The idea of a common citizenship across all the EU member-states, which could eventually serve as the basis for a European identity, legitimises privileged access to rights to which not all individuals legally residing in the EU are entitled. One of the recurring questions surrounding the issue of citizenship is why Europeans need a supra-national citizenship in addition to their national one. Although in practical terms European citizenship has proved to be of little significance, it has had some political and normative implications. The focus on nationality as the primary criterion to determine eligibility for European citizenship has two consequences. The first concerns the national level in which the enhancement of nationality functions towards the redefinition of national immigration policies. The second concerns the EU level in which a binary typology of us and them takes place.

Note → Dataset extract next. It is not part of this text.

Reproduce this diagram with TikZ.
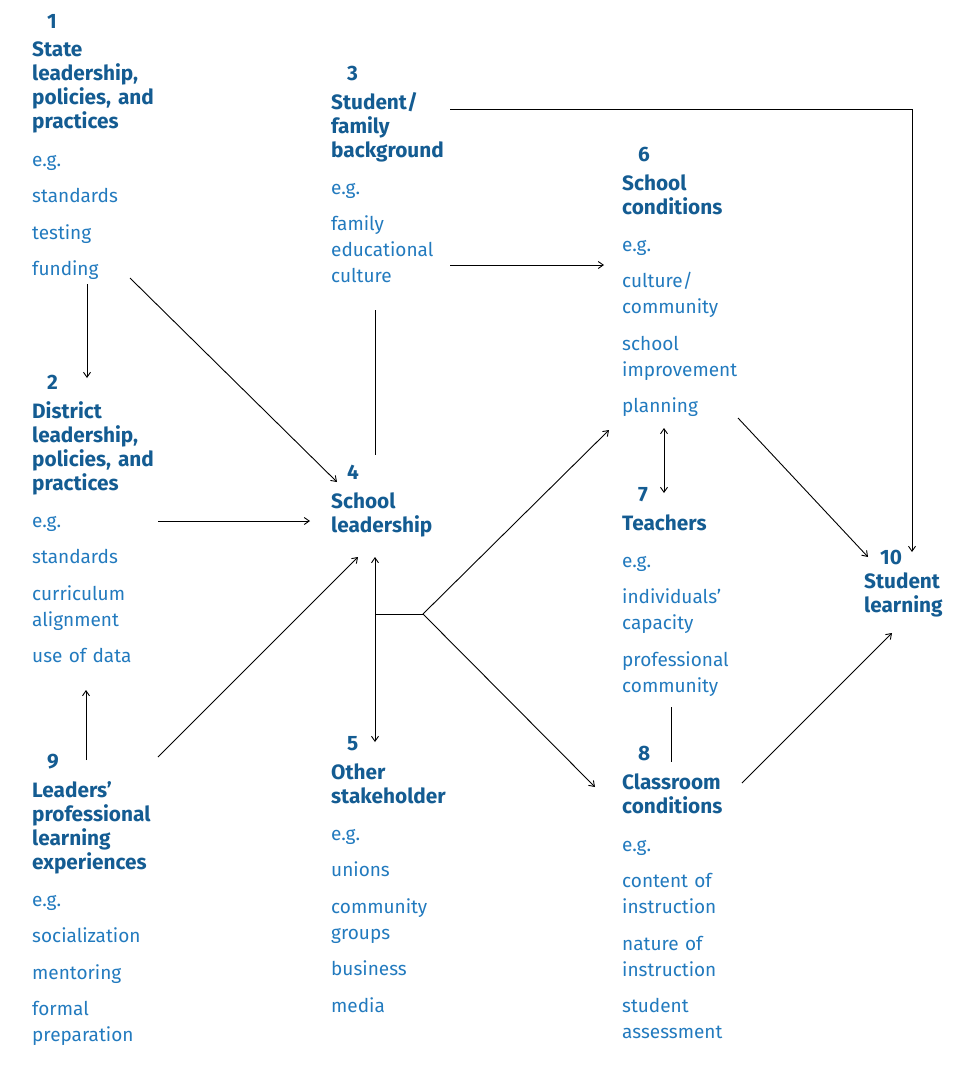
\documentclass[tikz,border=0pt]{standalone}
\usepackage{fontspec}
\setmainfont{Fira Sans}
\usepackage{xcolor}
\usetikzlibrary{arrows.meta}
\definecolor{headblue}{RGB}{20,92,146}
\definecolor{itemblue}{RGB}{34,122,190}

\begin{document}
\begin{tikzpicture}[x=1pt,y=-1pt]
\tikzstyle{num}=[anchor=base west,inner sep=0pt,text=headblue,font=\fontsize{20.8}{24}\selectfont\bfseries]
\tikzstyle{head}=[anchor=base west,inner sep=0pt,text=headblue,text width=160pt,align=left,font=\fontsize{20.8}{24}\selectfont\bfseries]
\tikzstyle{items}=[anchor=base west,inner sep=0pt,text=itemblue,text width=160pt,align=left,font=\fontsize{19}{26}\selectfont]
\tikzstyle{link}=[-{Straight Barb[length=5pt,width=7pt]},line width=0.9pt]
\tikzstyle{twoway}=[{Straight Barb[length=5pt,width=7pt]}-{Straight Barb[length=5pt,width=7pt]},line width=0.9pt]
\tikzstyle{plain}=[line width=0.9pt]

\def\gap{10.5pt}
\useasboundingbox (0,0) rectangle (969,1072);

% 1 state
\node[num] (n1) at (47,28) {1};
\node[head] (h1) at (32,56) {State\\leadership,\\policies, and\\practices};
\node[items] (e1) at (32,166) {e.g.\\[\gap]standards\\[\gap]testing\\[\gap]funding};

% 2 district
\node[num] (n2) at (47,389) {2};
\node[head] (h2) at (32,418) {District\\leadership,\\policies, and\\practices};
\node[items] (e2) at (32,527) {e.g.\\[\gap]standards\\[\gap]curriculum\\alignment\\[\gap]use of data};

% 9 leaders
\node[num] (n9) at (47,768) {9};
\node[head] (h9) at (32,797) {Leaders’\\professional\\learning\\experiences};
\node[items] (e9) at (32,906) {e.g.\\[\gap]socialization\\[\gap]mentoring\\[\gap]formal\\preparation};

% 3 student/family
\node[num] (n3) at (347,80) {3};
\node[head] (h3) at (331,109) {Student/\\family\\background};
\node[items] (e3) at (331,194) {e.g.\\[\gap]family\\educational\\culture};

% 4 school leadership
\node[num] (n4) at (347,479) {4};
\node[head] (h4) at (331,508) {School\\leadership};

% 5 stakeholder
\node[num] (n5) at (347,750) {5};
\node[head] (h5) at (331,779) {Other\\stakeholder};
\node[items] (e5) at (331,840) {e.g.\\[\gap]unions\\[\gap]community\\groups\\[\gap]business\\[\gap]media};

% 6 school conditions
\node[num] (n6) at (638,161) {6};
\node[head] (h6) at (622,190) {School\\conditions};
\node[items] (e6) at (622,251) {e.g.\\[\gap]culture/\\community\\[\gap]school\\improvement\\[\gap]planning};

% 7 teachers
\node[num] (n7) at (638,501) {7};
\node[head] (h7) at (622,530) {Teachers};
\node[items] (e7) at (622,567) {e.g.\\[\gap]individuals’\\capacity\\[\gap]professional\\community};

% 8 classroom
\node[num] (n8) at (638,760) {8};
\node[head] (h8) at (622,789) {Classroom\\conditions};
\node[items] (e8) at (622,851) {e.g.\\[\gap]content of\\instruction\\[\gap]nature of\\instruction\\[\gap]student\\assessment};

% 10 student learning
\node[num] (n10) at (880,564) {10};
\node[head] (h10) at (864,588) {Student\\learning};

% end points
\coordinate (s1a) at (87,284);   \coordinate (s1b) at (87,378);
\coordinate (s1c) at (130,278);  \coordinate (l4a) at (337,482);
\coordinate (d2) at (158,521);   \coordinate (l4b) at (310,521);
\coordinate (p9a) at (86,760);   \coordinate (d2b) at (86,690);
\coordinate (p9b) at (158,757);  \coordinate (l4c) at (358,557);
\coordinate (f3a) at (450,109);  \coordinate (s10a) at (912,552);
\coordinate (f3b) at (450,265);  \coordinate (c6a) at (604,265);
\coordinate (f3c) at (375,310);  \coordinate (l4d) at (375,455);
\coordinate (l4e) at (375,557);  \coordinate (o5) at (375,742);
\coordinate (fork) at (375,614); \coordinate (split) at (423,614);
\coordinate (c6b) at (609,430);  \coordinate (c8a) at (595,787);
\coordinate (c6c) at (664,428);  \coordinate (t7a) at (664,493);
\coordinate (c6d) at (738,418);  \coordinate (s10b) at (868,557);
\coordinate (t7b) at (671,707);  \coordinate (c8b) at (671,762);
\coordinate (c8c) at (742,783);  \coordinate (s10c) at (892,633);

\draw[link] (s1a) -- (s1b);
\draw[link] (s1c) -- (l4a);
\draw[link] (d2) -- (l4b);
\draw[link] (p9a) -- (d2b);
\draw[link] (p9b) -- (l4c);
\draw[link] (f3a) -| (s10a);
\draw[link] (f3b) -- (c6a);
\draw[plain] (f3c) -- (l4d);
\draw[twoway] (l4e) -- (o5);
\draw[plain] (fork) -- (split);
\draw[link] (split) -- (c6b);
\draw[link] (split) -- (c8a);
\draw[twoway] (c6c) -- (t7a);
\draw[link] (c6d) -- (s10b);
\draw[plain] (t7b) -- (c8b);
\draw[link] (c8c) -- (s10c);
\end{tikzpicture}
\end{document}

The focus on nationality does not necessarily challenge the forging of a European identity. National and European identity can indeed be compatible, but the focus on nationality makes it difficult to conceive citizenship at the post-national level in a way different from the national one. Citizenship at the nation-state level undoubtedly represents not only a legal means for the access to civil, political, and social rights, but it also usually conflates with the idea of the nation-state in terms of belonging and cultural identity. What ought to distinguish a post-national citizenship is instead the rupture between citizenship conceived in terms of rights and citizenship considered in terms of national and/or cultural traits.